(Direction): Lines containing the word "this" are to be counted; state their number and nothing further.

[Plotting code records]
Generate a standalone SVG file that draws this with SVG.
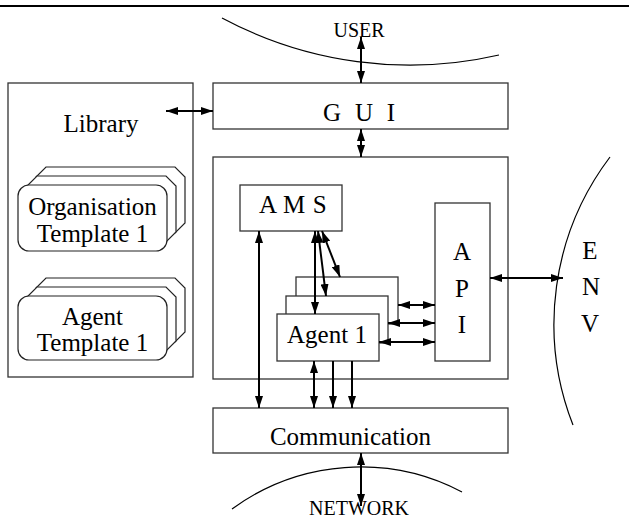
<svg xmlns="http://www.w3.org/2000/svg" width="629" height="520" viewBox="0 0 629 520">
<defs>
<style>
.box{fill:#fff;stroke:#333;stroke-width:1.3}
.lay{fill:#fff;stroke:#222;stroke-width:1.2}
.curve{fill:none;stroke:#000;stroke-width:1.2}
.t{font-family:"Liberation Serif","Times New Roman",serif;font-size:25px;fill:#000}
.s{font-family:"Liberation Serif","Times New Roman",serif;font-size:20px;fill:#000}
.c{text-anchor:middle}
.ar{fill:none;stroke:#000;stroke-width:2;marker-end:url(#ah)}
.ar2{fill:none;stroke:#000;stroke-width:2;marker-start:url(#ah);marker-end:url(#ah)}
</style>
<marker id="ah" markerUnits="userSpaceOnUse" markerWidth="12" markerHeight="8" viewBox="0 0 12 8" refX="12" refY="4" orient="auto-start-reverse">
<path d="M0,0 L12,4 L0,8 z" fill="#000"/>
</marker>
</defs>
<rect width="629" height="520" fill="#fff"/>
<line x1="0" y1="6" x2="629" y2="6" stroke="#000" stroke-width="2"/>

<g id="user">
<path class="curve" d="M222,18 A398,398 0 0 0 499,55"/>
<text class="s c" x="359" y="37">USER</text>
</g>
<g id="network">
<path class="curve" d="M232,509 A218,218 0 0 1 462,492"/>
<text class="s c" x="359" y="515">NETWORK</text>
</g>
<g id="env">
<path class="curve" d="M610,157 A277,277 0 0 0 573,425"/>
<text class="t c" x="590" y="259">E</text>
<text class="t c" x="591" y="295">N</text>
<text class="t c" x="590" y="332">V</text>
</g>

<g id="library">
<rect class="box" x="8" y="83" width="185" height="294"/>
<text class="t c" x="101" y="132">Library</text>
</g>
<g id="org-template">
<polygon class="lay" points="46,167 175,167 185,177 185,223 175,233 46,233 36,223 36,177"/>
<polygon class="lay" points="37,176 166,176 176,186 176,232 166,242 37,242 27,232 27,186"/>
<rect class="lay" x="18" y="185" width="149" height="66" rx="11"/>
<text class="t c" x="92.5" y="215">Organisation</text>
<text class="t c" x="92.5" y="242">Template 1</text>
</g>
<g id="agent-template">
<polygon class="lay" points="46,278 175,278 185,288 185,332 175,342 46,342 36,332 36,288"/>
<polygon class="lay" points="37,287 166,287 176,297 176,341 166,351 37,351 27,341 27,297"/>
<rect class="lay" x="18" y="296" width="149" height="64" rx="11"/>
<text class="t c" x="92.5" y="325">Agent</text>
<text class="t c" x="92.5" y="351">Template 1</text>
</g>

<g id="gui">
<rect class="box" x="213" y="83" width="295" height="46"/>
<text class="t" x="323" y="121" letter-spacing="3.8">G U I</text>
</g>
<g id="platform">
<rect class="box" x="213" y="157" width="295" height="222"/>
</g>
<g id="ams">
<rect class="box" x="240" y="185" width="102" height="46"/>
<text class="t" x="259" y="213" letter-spacing="0.6">A M S</text>
</g>
<g id="api">
<rect class="box" x="435" y="203" width="55" height="158"/>
<text class="t c" x="462" y="260">A</text>
<text class="t c" x="462" y="297">P</text>
<text class="t c" x="462" y="333">I</text>
</g>
<g id="agents">
<rect class="box" x="296" y="277" width="102" height="47"/>
<rect class="box" x="286" y="296" width="102" height="47"/>
<rect class="box" x="277" y="314" width="102" height="47"/>
<text class="t c" x="327" y="343">Agent 1</text>
</g>
<g id="communication">
<rect class="box" x="213" y="408" width="295" height="45"/>
<text class="t c" x="350.5" y="445">Communication</text>
</g>

<g id="connectors">
<path class="ar2" d="M361,37 V83"/>
<path class="ar2" d="M361,129 V157"/>
<path class="ar2" d="M166,111 H213"/>
<path class="ar2" d="M259,231 V408"/>
<path class="ar2" d="M315,231 V314"/>
<path class="ar2" d="M318,231 L326,296"/>
<path class="ar2" d="M322,231 L340,277"/>
<path class="ar2" d="M398,305 H435"/>
<path class="ar2" d="M388,323 H435"/>
<path class="ar2" d="M379,342 H435"/>
<path class="ar2" d="M490,278 H563"/>
<path class="ar2" d="M314,361 V408"/>
<path class="ar" d="M333,361 V408"/>
<path class="ar" d="M352,361 V408"/>
<path class="ar2" d="M361,453 V506"/>
</g>
</svg>
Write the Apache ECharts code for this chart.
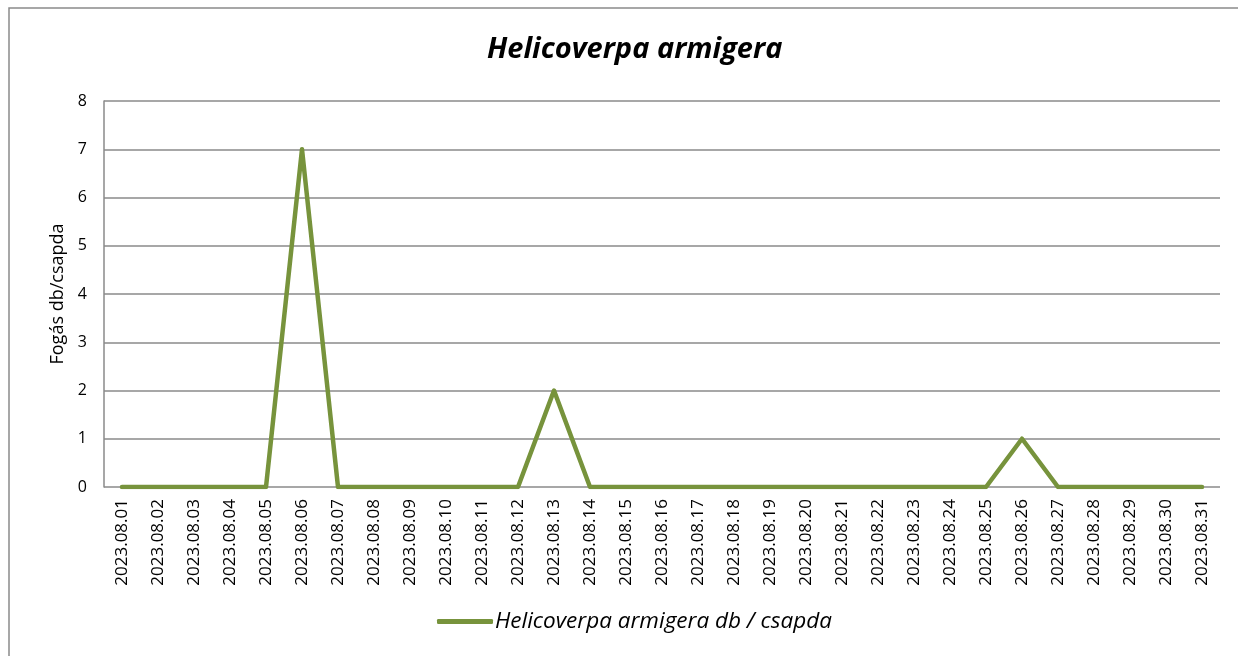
<!DOCTYPE html>
<html><head><meta charset="utf-8">
<script src="https://cdn.jsdelivr.net/npm/echarts@6/dist/echarts.min.js"></script>
<style>html,body{margin:0;padding:0;background:#fff}#c{width:1238px;height:656px}</style>
</head><body><div id="c"></div>
<script>
const categories = ['2023.08.01','2023.08.02','2023.08.03','2023.08.04','2023.08.05','2023.08.06','2023.08.07','2023.08.08','2023.08.09','2023.08.10','2023.08.11','2023.08.12','2023.08.13','2023.08.14','2023.08.15','2023.08.16','2023.08.17','2023.08.18','2023.08.19','2023.08.20','2023.08.21','2023.08.22','2023.08.23','2023.08.24','2023.08.25','2023.08.26','2023.08.27','2023.08.28','2023.08.29','2023.08.30','2023.08.31'];
const values = [0,0,0,0,0,7,0,0,0,0,0,0,2,0,0,0,0,0,0,0,0,0,0,0,0,1,0,0,0,0,0];
const seriesName = 'Helicoverpa armigera db / csapda';
const titleText = 'Helicoverpa armigera';
const yName = 'Fogás db/csapda';
const F = 'Open Sans';

const chart = echarts.init(document.getElementById('c'));
chart.setOption({
  animation: false,
  graphic: [{type:'rect', shape:{x:9, y:8, width:1240, height:660}, style:{fill:'none', stroke:'#8a8a8a', lineWidth:1.5}}],
  title: {text: titleText, left: 482, top: 30, textStyle:{fontFamily:F, fontStyle:'italic', fontWeight:'bold', fontSize:29, color:'#000'}},
  grid: {left: 104, right: 18, top: 101, bottom: 169, containLabel: false},
  legend: {bottom: 18, left: 432, itemWidth: 56, itemHeight: 5, icon: 'roundRect', itemGap: 10,
    textStyle:{fontFamily:F, fontStyle:'italic', fontSize:22.5, color:'#000', padding:[0,0,0,-3]}, data:[seriesName]},
  xAxis: {type:'category', data: categories, boundaryGap: true,
    axisLine:{show:false}, axisTick:{show:false},
    axisLabel:{rotate:90, interval:0, fontFamily:F, fontSize:17, color:'#000', margin:12}},
  yAxis: {type:'value', min:0, max:8, interval:1, name: yName, nameLocation:'middle', nameGap: 37,
    nameTextStyle:{fontFamily:F, fontSize:18, color:'#000'},
    axisLine:{show:true, lineStyle:{color:'#8a8a8a', width:1.5}}, axisTick:{show:false},
    axisLabel:{fontFamily:F, fontSize:16, color:'#000', margin:17},
    splitLine:{lineStyle:{color:'#8a8a8a', width:1.5}}},
  series: [{name: seriesName, type:'line', data: values, symbol:'none',
    lineStyle:{color:'#77933C', width:4.5, cap:'round', join:'round'}, itemStyle:{color:'#77933C'}}]
});
</script></body></html>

(Result): 2